As the story begins, we quickly learn that Sportcoat walked up the Deems, chewed him out about baseball and shot him, but Sportcoat doesn’t remember this. Not only are the police involved, but Deems is successful as a dealer and his suppliers are unhappy. So Earl is sent to mess Sportcoat up and teach him a lesson. At this point, there is a three stooges feel to Deacon King Kong, as Sportcoat repeatedly evades discovery or harm while refusing to flee to a safer place. People are betting on his date of death. His friends are begging him to take this seriously and he obviously thinks he is teflon because he was Deems’ Sunday school teacher and coach. Various subplots commence as one wonderfully drawn character after another is drawn into the story.
We meet a huge variety of people, each engaging: Hot Sausage, Sportcoat’s best friend, is the Cause custodian, who distributes the mysteriously sourced hunks of good cheese that arrives monthly, controls the annual invasion of mysterious ants and works on the decrepit old generator necessary to feed electricity to numerous tenants. Rufus, maker of King Kong and custodian at the Watch hails from Sportcoat’s home town and he is responsible for an identical generator. Mrs. G, wife of Five End’s minister keeps everything running like clockwork for her incompetent and disinterested husband and falls a little bit in love with the Irish police officer who’s looking for Sportcoat, partly to warn him he’s a target and partly to arrest him for shooting Deems. We see a Latina wife whose husband left her for a man in Alaska; two cousins in the Five Ends choir who fell out years ago and express their hate for one another by each trying to be the loudest singer, bringing powerful emotional spirit to the congregation; Pudgy Fingers, Sportcoat’s and Hetty’s son who is a childlike adult, loved by all; the Elephant, son of the deceased Guido Elephanti, a small time organized crime guy who made a promise in jail to his Irish friend, “The Governor” that the Elephant now has to keep; and on and on. Everyone knows everyone else and everyone knows everybody’s business– except that some people keep secrets. And each person is a fully realized human with a backstory and values developed in the context of their upbringing and their surroundings.

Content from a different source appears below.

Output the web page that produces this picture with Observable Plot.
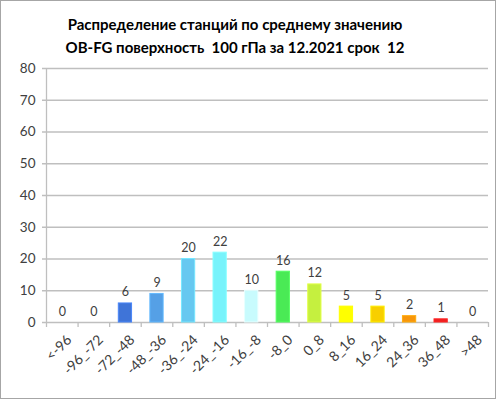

I selected this book as one to listen to on Audible because I really like James McBride’s writing and he won the 2021 Carnegie Medal for fiction for Deacon King Kong. I am so glad I listened to it as the audiobook was very well narrated with accents and speaking styles appropriate to all. I highly recommend this whether you prefer to read or listen to it. I did not want it to end. I could read about these people forever. Alas, as that is not possible, McBride was kind enough to wrap up every subplot neatly and left me satisfied.